In fact, if you’ve got 1500 parts per million of chloride in your soil, your yield of mangoes, apricots, beans, and peaches drops from 100% to just 20%. That’s 4/5 less on your harvest, and turns a profit into a terrible loss.
So why isn’t everyone just using SOP? Because there’s around 7m tonnes per year of SOP produced currently, while global demand sits at 10m tonnes. The US produces just 400k tonnes of that, by the way.
So SOP is much needed, but there’s not enough of it around, and Potash Ridge has two projects that are near term producers of the stuff, located in good old North America.
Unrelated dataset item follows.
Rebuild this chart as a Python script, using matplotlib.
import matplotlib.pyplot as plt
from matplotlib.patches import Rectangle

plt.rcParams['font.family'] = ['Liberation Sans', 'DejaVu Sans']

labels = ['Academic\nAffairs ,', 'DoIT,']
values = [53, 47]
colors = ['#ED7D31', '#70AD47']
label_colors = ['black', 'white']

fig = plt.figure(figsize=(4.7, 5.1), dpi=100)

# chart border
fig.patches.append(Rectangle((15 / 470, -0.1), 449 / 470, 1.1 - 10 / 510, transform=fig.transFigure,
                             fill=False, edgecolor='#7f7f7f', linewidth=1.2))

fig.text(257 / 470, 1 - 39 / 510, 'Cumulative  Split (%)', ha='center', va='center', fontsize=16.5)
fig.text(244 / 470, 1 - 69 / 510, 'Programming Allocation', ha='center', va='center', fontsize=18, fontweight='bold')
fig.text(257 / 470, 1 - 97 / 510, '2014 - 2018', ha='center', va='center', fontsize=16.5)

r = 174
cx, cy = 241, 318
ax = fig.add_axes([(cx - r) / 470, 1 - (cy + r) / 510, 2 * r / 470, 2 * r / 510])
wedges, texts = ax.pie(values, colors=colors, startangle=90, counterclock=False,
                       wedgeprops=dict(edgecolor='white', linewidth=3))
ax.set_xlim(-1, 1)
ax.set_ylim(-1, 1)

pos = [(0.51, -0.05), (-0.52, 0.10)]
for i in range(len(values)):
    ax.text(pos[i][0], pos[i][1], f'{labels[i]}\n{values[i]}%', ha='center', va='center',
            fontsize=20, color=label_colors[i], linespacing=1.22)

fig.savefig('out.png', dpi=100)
The first is in Quebec, where they plan for production in the first half of 2018 with potential for $14m per year in average annual cash flow. The second is in Utah, with the potential for some 6 times the production levels and the likelihood of being the US’ lowest cost producer. Average annual cash flow? Potential to hit $100m per year.
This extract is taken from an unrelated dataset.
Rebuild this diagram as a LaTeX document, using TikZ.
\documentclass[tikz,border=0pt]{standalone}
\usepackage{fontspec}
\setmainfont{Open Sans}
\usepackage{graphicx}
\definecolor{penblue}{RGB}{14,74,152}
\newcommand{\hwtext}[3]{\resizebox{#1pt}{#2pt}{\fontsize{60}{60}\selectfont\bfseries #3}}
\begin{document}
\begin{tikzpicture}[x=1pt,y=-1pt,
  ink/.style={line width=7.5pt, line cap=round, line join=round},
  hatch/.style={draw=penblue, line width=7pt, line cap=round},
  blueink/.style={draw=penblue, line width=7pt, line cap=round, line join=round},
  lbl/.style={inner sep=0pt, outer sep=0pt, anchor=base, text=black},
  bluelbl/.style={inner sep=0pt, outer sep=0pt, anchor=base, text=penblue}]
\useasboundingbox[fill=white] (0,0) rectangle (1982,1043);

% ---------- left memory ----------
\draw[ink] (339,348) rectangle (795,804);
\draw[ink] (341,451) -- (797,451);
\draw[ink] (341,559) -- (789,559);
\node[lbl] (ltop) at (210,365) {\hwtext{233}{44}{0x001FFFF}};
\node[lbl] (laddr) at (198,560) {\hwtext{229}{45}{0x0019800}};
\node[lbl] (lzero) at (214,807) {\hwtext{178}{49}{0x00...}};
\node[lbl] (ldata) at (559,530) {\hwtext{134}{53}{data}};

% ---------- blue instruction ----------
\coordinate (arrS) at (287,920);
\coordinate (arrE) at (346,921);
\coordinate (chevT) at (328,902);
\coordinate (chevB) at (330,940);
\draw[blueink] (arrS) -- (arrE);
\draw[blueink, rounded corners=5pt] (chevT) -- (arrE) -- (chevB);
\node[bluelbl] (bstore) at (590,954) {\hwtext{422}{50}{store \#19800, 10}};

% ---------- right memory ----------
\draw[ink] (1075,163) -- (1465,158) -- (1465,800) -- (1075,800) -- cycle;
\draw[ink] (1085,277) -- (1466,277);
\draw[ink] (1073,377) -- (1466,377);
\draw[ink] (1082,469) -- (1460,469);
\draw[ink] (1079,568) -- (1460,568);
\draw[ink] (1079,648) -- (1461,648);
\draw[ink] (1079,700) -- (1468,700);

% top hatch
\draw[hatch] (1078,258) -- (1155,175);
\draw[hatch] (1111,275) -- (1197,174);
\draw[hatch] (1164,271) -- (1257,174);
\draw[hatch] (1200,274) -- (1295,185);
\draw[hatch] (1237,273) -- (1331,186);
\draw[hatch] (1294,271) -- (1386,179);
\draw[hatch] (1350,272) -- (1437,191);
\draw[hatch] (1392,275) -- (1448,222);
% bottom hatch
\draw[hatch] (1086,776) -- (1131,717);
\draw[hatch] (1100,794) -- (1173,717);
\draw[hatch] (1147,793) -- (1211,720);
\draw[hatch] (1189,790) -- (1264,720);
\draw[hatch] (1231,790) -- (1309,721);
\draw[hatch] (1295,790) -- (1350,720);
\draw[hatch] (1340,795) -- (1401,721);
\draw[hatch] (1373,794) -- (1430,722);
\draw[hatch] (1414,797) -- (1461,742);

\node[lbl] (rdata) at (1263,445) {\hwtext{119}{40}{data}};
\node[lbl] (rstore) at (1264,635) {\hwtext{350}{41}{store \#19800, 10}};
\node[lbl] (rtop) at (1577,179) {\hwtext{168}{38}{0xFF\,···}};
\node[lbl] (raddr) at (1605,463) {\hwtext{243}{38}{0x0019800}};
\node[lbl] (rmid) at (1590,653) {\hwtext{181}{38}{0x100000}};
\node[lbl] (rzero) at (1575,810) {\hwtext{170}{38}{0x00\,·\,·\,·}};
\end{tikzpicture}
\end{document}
There’s other aspects to those projects that bring them even more around into sweet deals, but those are for another time.
Long term trends:
I don’t know about you, but my fridge is full of almond milk right now, partly due to folks in the house with allergies but also due in part to ongoing concerns about better health. Our home is nut-filled, and nut-derivative-filled, but the major beef folks have with the cashew and almond business is, it uses too much water. Hey, did we mention SOP helps with that?
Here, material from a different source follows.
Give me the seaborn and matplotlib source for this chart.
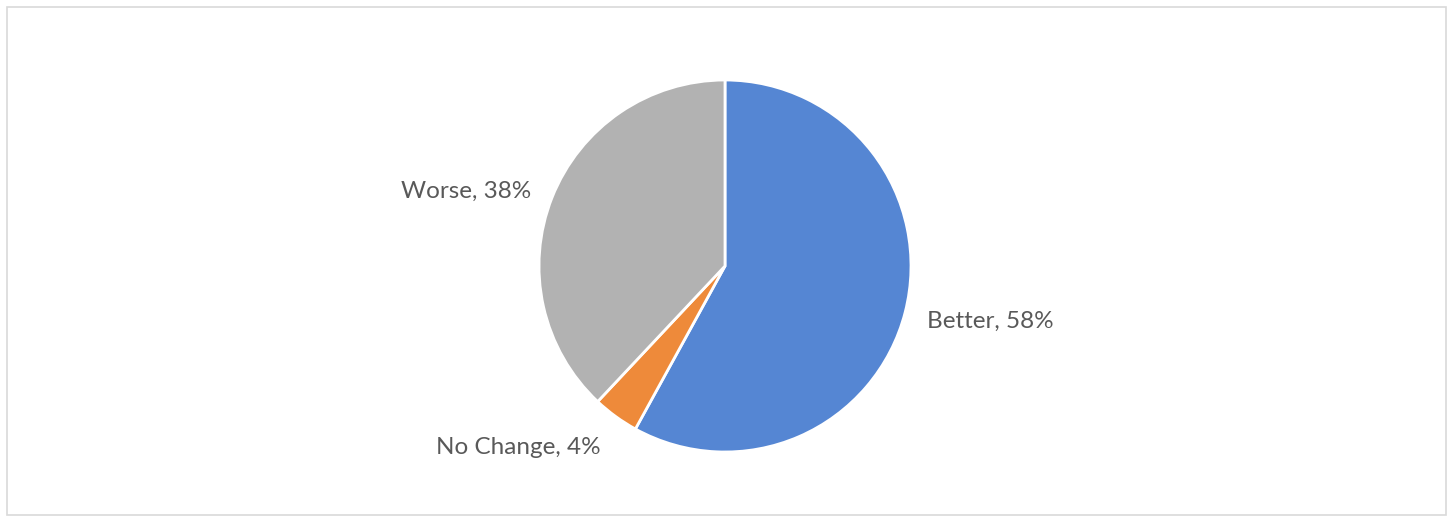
import matplotlib
matplotlib.use("Agg")
import matplotlib.pyplot as plt
import seaborn as sns
from matplotlib.patches import Rectangle

categories = ["Better", "No Change", "Worse"]
shares = [58, 4, 38]
colors = ["#5586d3", "#ee8a3a", "#b2b2b2"]

sns.set_theme(style="white")
plt.rcParams['font.family'] = ['Lato', 'DejaVu Sans']

W, H = 1450, 518
cx, cy, r = 725, 266, 186

fig = plt.figure(figsize=(W / 100, H / 100), dpi=100)
fig.patch.set_facecolor("white")
fig.patches.append(Rectangle((7 / W, 3 / H), 1439 / W, 508 / H, transform=fig.transFigure,
                             fill=False, edgecolor="#d9d9d9", linewidth=1.2))

ax = fig.add_axes([(cx - r) / W, (H - cy - r) / H, 2 * r / W, 2 * r / H])
wedges, _ = ax.pie(shares, colors=colors, startangle=90, counterclock=False,
                   radius=1, wedgeprops={"edgecolor": "white", "linewidth": 2})
ax.set_xlim(-1, 1)
ax.set_ylim(-1, 1)
ax.set_aspect("equal")
ax.axis("off")

# label centres (pixels), Excel best-fit placement
label_pos = [(990, 321), (518, 448), (466, 191)]
for cat, val, (px, py) in zip(categories, shares, label_pos):
    ax.text((px - cx) / r, (cy - py) / r, f"{cat}, {val}%", ha="center", va="center",
            fontsize=17.5, color="#595959")

plt.savefig("out.png", dpi=100)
It helps with that. Walnuts, cashews, macadamias, almonds are on fire in terms of sales in the market place these days, and with allergies, vegetarianism, veganism and overall health benefits pushing more people their way, the need for SOP is going to keep ramping up.
PRK’s share structure is a little floppy, at 126 million shares out. A recent financing in the shape of a convertible debenture was an attempt to raise money without further dilution, so clearly this is at the forefront of the board’s thinking. Nobody wants to see a rollback, but it probably wouldn’t hurt.
Back in December 2012, the company was raising big money at $1 per share, so there’s obviously some stigma attached to a company that has slid that far down the market cap scale since. That said, any company in the resource space in December of 2012 has seen market caps bleed out a little until recently.
Potash isn’t sexy as a business right now, at least with traditional resource investors, but the increasingly new investor base of millennials, who have cut their teeth on tech and cannabis plays, rate food security as a big interest. Feeding the world and making money doing it is attractive to that growing crowd and will likely become moreso over time.
At various points over 2016, the stock touched $0.40, but for the most part it’s held up around $0.25, so while PRK is down overall, you’d have been hard pressed to pick it up for a cheaper price than you’re getting right now.
This is a great entry point, if you want to get into a big board stock that has shown long legs through tough times and is coming out of that with something the world wants – and needs. We’d like to see continuing progress in getting those properties production ready, and there’ll obviously need to be some money raised eventually (or JV partners brought in) to make that happen. A $3m raise in January sets the company up nicely for further work in 2017 and gives it plentiful runway.
— Chris Parry
FULL DISCLOSURE: Potash Ridge is an Equity.Guru marketing client.